The first part of this book, titled “Exploration,” reflects my own search for healing and transformation. This section contains elements of personal memoir, covering events from my early family life that fueled this search. There, you will meet the talented therapists and teachers who helped me, like Nancy Napier, Steven Gilligan, and Diane Shainberg. I describe, to the best of my understanding, the theories and philosophies upon which they base their work. I will share my experiences at retreat centers and workshops, and other transformational journeys that were crucial to my personal path. 


In the second part of the book, “Education,” I discuss the discoveries of mind-body medicine, neurobiological correlates of interpersonal healing, and advances in the treatment of trauma, such as EMDR and Somatic Experiencing. 

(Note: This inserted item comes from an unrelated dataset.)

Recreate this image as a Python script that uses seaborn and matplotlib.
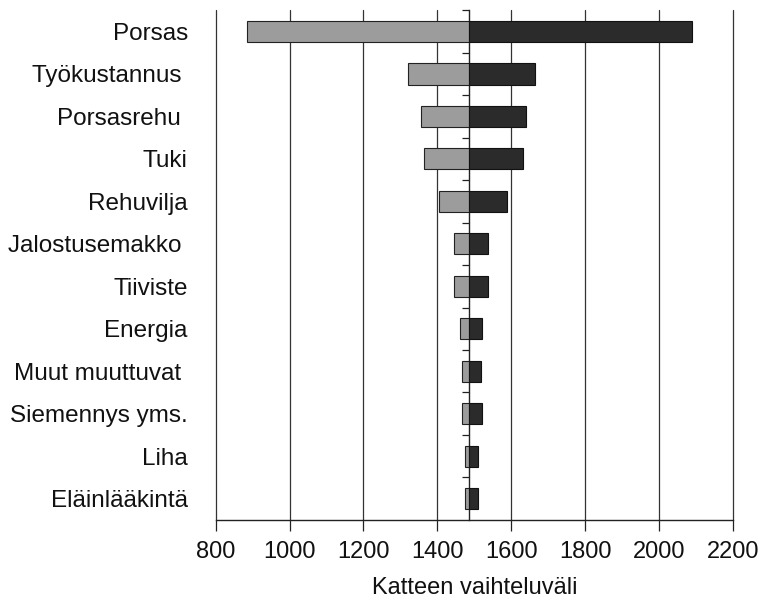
import numpy as np
import pandas as pd
import matplotlib
matplotlib.use("Agg")
import matplotlib.pyplot as plt
from matplotlib.ticker import FuncFormatter, FixedLocator
import seaborn as sns

# Sensitivity of the margin (katetuotto) to each input, low and high ends
categories = ["Porsas", "Työkustannus ", "Porsasrehu ", "Tuki", "Rehuvilja",
              "Jalostusemakko ", "Tiiviste", "Energia", "Muut muuttuvat ",
              "Siemennys yms.", "Liha", "Eläinlääkintä"]
low_values = [885, 1320, 1355, 1365, 1405, 1445, 1445, 1462, 1467, 1466, 1476, 1476]
high_values = [2088, 1665, 1640, 1632, 1588, 1537, 1538, 1522, 1519, 1520, 1510, 1511]
base_value = 1485
x_ticks = [800, 1000, 1200, 1400, 1600, 1800, 2000, 2200]

sns.set_theme(style="white")
plt.rcParams["font.family"] = ["Liberation Sans", "DejaVu Sans"]

df = pd.DataFrame({
    "kategoria": categories,
    "ala": np.array(low_values) - base_value,
    "yla": np.array(high_values) - base_value,
})

fig = plt.figure(figsize=(7.62, 6.01), dpi=100)
ax = fig.add_axes([0.283, 0.135, 0.679, 0.848])

# Bars are drawn as deviations from the base value; the axis labels show absolute values
sns.barplot(data=df, y="kategoria", x="ala", color="#9c9c9c", saturation=1,
            width=0.5, edgecolor="#222222", linewidth=0.8, ax=ax, orient="h")
sns.barplot(data=df, y="kategoria", x="yla", color="#2b2b2b", saturation=1,
            width=0.5, edgecolor="#111111", linewidth=0.8, ax=ax, orient="h")

ax.set_xlim(x_ticks[0] - base_value, x_ticks[-1] - base_value)
ax.set_ylim(len(categories) - 0.5, -0.5)
ax.xaxis.set_major_locator(FixedLocator([t - base_value for t in x_ticks]))
ax.xaxis.set_major_formatter(FuncFormatter(lambda v, p: f"{v + base_value:.0f}"))

ax.grid(axis="x", color="#333333", linewidth=0.9)
ax.grid(axis="y", visible=False)
ax.set_axisbelow(True)

for side in ["top", "right", "left"]:
    ax.spines[side].set_visible(False)
ax.spines["bottom"].set_color("#222222")
ax.spines["bottom"].set_linewidth(1.0)

ax.tick_params(axis="x", which="major", bottom=True, length=8, width=0.9,
               color="#222222", labelsize=17, pad=7, labelcolor="#111111")
ax.tick_params(axis="y", which="major", left=False, labelsize=17.5, pad=14,
               labelcolor="#111111")

ax.set_xlabel("Katteen vaihteluväli", fontsize=17, labelpad=10, color="#111111")
ax.set_ylabel("")

# Category axis crossing at the base value, with ticks between categories
frac = (base_value - x_ticks[0]) / (x_ticks[-1] - x_ticks[0])
sec = ax.secondary_yaxis(frac)
sec.spines["left"].set_color("#222222")
sec.spines["left"].set_linewidth(1.0)
sec.set_yticks(np.arange(-0.5, len(categories) - 0.5, 1.0))
sec.set_yticklabels([])
sec.tick_params(axis="y", direction="out", length=5, width=0.9, color="#222222")

fig.canvas.draw()
for line in ax.get_xgridlines():
    line.set_clip_on(False)

fig.savefig("out.png", dpi=100)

The third part of the book, “Integration,” lays out a vision of a practice of psychiatry that pays equal attention to mind, body, brain, and inner self, all in the context of a therapeutic healing relationship.


In the final part of the book, “Application,” I bring these modalities into my office and apply them to actual treatments. Identities have been disguised and some patient histories have been condensed into composites. However, all the stories derive from actual cases and the application of integrative work. If you are a therapist reading this book, I hope to inspire you to pursue your own journey of healing to the maximum and to incorporate your discoveries into your work alongside the standard approaches of your field. If you are not a therapist, it is my hope that the book will illuminate your path of healing and help you find a direction that speaks to you.